= Lin Shengzhong =

Chinese politician (1942–2011)

Lin Shengzhong

Lin Shengzhong (林盛中; January 1942 – 9 December 2011) was a Chinese politician who served as the chair of the Taiwan Democratic Self-Government League (TDSL), one of China's eight minor and non-oppositional political parties led by the Chinese Communist Party (CCP), from 1987 to 1988.

== Biography ==

Lin was born in January 1942, in Taipei, and graduated from National Taiwan University in 1964 with a degree in geology. He then received a doctorate in the same subject from Brown University in 1971.

In 1972, Lin decided to go to mainland China rather than returning to Taiwan. In an essay posted to the website of the Taiwan Scholar Association (台湾同学会), Lin wrote that he had accepted Marxism while involved in the Baodiao movement in the United States. In addition, he wrote that he saw the Kuomintang, Taiwan's then-ruling party, as corrupt and oppressive, and that his cultural background was incompatible with that of the US.

In China, Lin held multiple geology research positions, but his work in the field was initially disrupted due to the Cultural Revolution. He joined the TDSL in 1978, and in 1981 he became the first president of the Taiwan Scholar Association.

During the presidency of Chen Shui-bian in Taiwan from 2000 to 2008, Lin was quoted in Chinese and international media commenting on Chen's proposal to hold a referendum on Taiwanese independence, and on Taiwanese politics more generally.
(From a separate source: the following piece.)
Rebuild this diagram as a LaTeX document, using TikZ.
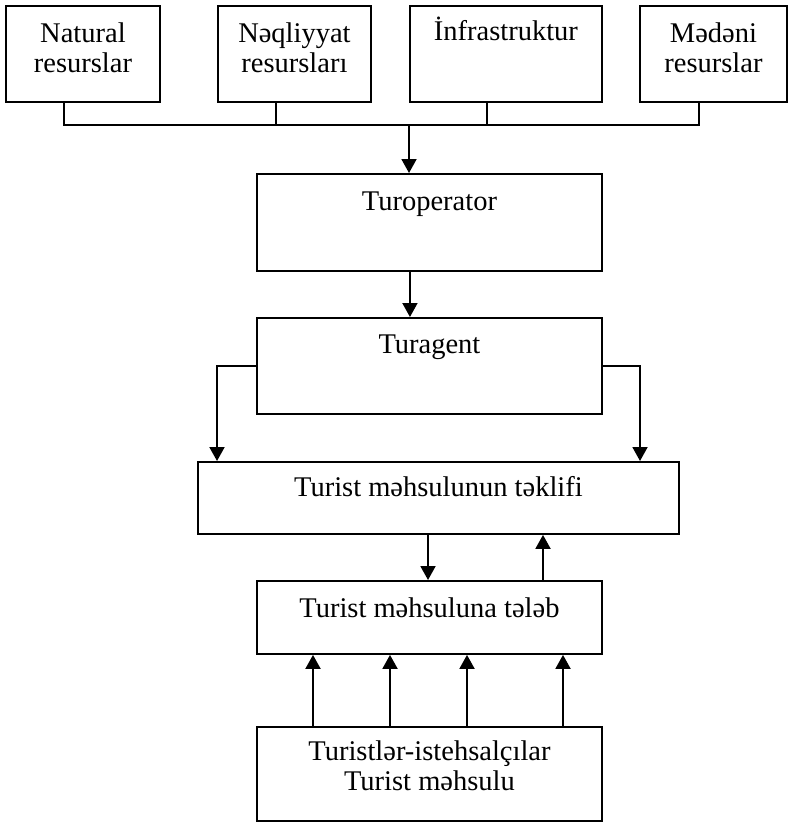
\documentclass[tikz,border=0pt]{standalone}
\usepackage{fontspec}
\setmainfont{Liberation Serif}
\usetikzlibrary{arrows.meta}
\begin{document}
\begin{tikzpicture}[x=1pt,y=-1pt,
  box/.style={draw, line width=1.9pt, inner sep=0pt, anchor=north west},
  lbl/.style={anchor=base, align=center, inner sep=0pt,
              font=\fontsize{28.5}{30}\selectfont},
  link/.style={line width=1.9pt},
  arr/.style={link, -{Triangle[length=14pt,width=15pt]}}
]
\useasboundingbox (0,0) rectangle (788,822);

% resource boxes along the top (base anchor of a two-line label = last line)
\node[box, minimum width=154pt, minimum height=96pt] (nat) at (5,5) {};
\node[box, minimum width=153pt, minimum height=96pt] (neq) at (217,5) {};
\node[box, minimum width=192pt, minimum height=96pt] (inf) at (409,5) {};
\node[box, minimum width=147pt, minimum height=96pt] (med) at (639,5) {};
\node[lbl] (nat-t) at ([yshift=-67pt]nat.north) {Natural\\resurslar};
\node[lbl] (neq-t) at ([yshift=-67pt]neq.north) {Nəqliyyat\\resursları};
\node[lbl] (inf-t) at ([yshift=-35pt]inf.north) {İnfrastruktur};
\node[lbl] (med-t) at ([yshift=-67pt]med.north) {Mədəni\\resurslar};

% main chain
\node[box, minimum width=345pt, minimum height=97pt] (op) at (256,173) {};
\node[lbl] (op-t) at ([yshift=-37pt]op.north) {Turoperator};
\node[box, minimum width=345pt, minimum height=96pt] (ag) at (256,317) {};
\node[lbl] (ag-t) at ([yshift=-36pt]ag.north) {Turagent};
\node[box, minimum width=481pt, minimum height=72pt] (offer) at (197,461) {};
\node[lbl] (offer-t) at ([yshift=-35pt]offer.north) {Turist məhsulunun təklifi};
\node[box, minimum width=345pt, minimum height=73pt] (dem) at (256,580) {};
\node[lbl] (dem-t) at ([yshift=-37pt]dem.north) {Turist məhsuluna tələb};
\node[box, minimum width=345pt, minimum height=94pt] (prod) at (256,726) {};
\node[lbl] (prod-t) at ([yshift=-64pt]prod.north) {Turistlər-istehsalçılar\\Turist məhsulu};

% collecting bus under the resource boxes
\coordinate (busL) at ([xshift=-19pt]nat.south |- 0,125);
\coordinate (busR) at ([xshift=-14.5pt]med.south |- 0,125);
\coordinate (busM) at (409,125);
\draw[link] ([xshift=-19pt]nat.south) -- (busL) -- (busR) -- ([xshift=-14.5pt]med.south);
\draw[link] ([xshift=-18.5pt]neq.south) -- ([xshift=-18.5pt]neq.south |- busM);
\draw[link] ([xshift=-19pt]inf.south) -- ([xshift=-19pt]inf.south |- busM);
\draw[arr] (busM) -- (busM |- op.north);

\draw[arr] ([xshift=-19.5pt]op.south) -- ([xshift=-19.5pt]ag.north);

% turagent to the offer
\coordinate (agL) at (217,365);
\coordinate (agR) at (640,365);
\draw[arr] (ag.west) -- (ag.west -| agL) -- (agL |- offer.north);
\draw[arr] (ag.east) -- (ag.east -| agR) -- (agR |- offer.north);

% offer and demand
\draw[arr] (offer.south -| 428,0) -- (dem.north -| 428,0);
\draw[arr] (dem.north -| 543,0) -- (offer.south -| 543,0);

% producers to demand
\foreach \x in {313,390,467,563}
  \draw[arr] (prod.north -| \x,0) -- (dem.south -| \x,0);
\end{tikzpicture}
\end{document}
Lin was a member of the Chinese People's Political Consultative Conference (CPPCC) from 1978 until his death in 2011. In 2007, the South China Morning Post quoted him as saying that the space for free expression of ideas within the CPPCC had decreased since former CCP General Secretary Zhao Ziyang was removed from power following the Tiananmen Square massacre in 1989.

== Personal life and death ==

Lin married in 1976 and had at least one child.

Lin died on 9 December 2011, in Beijing, aged 70, after an unspecified illness.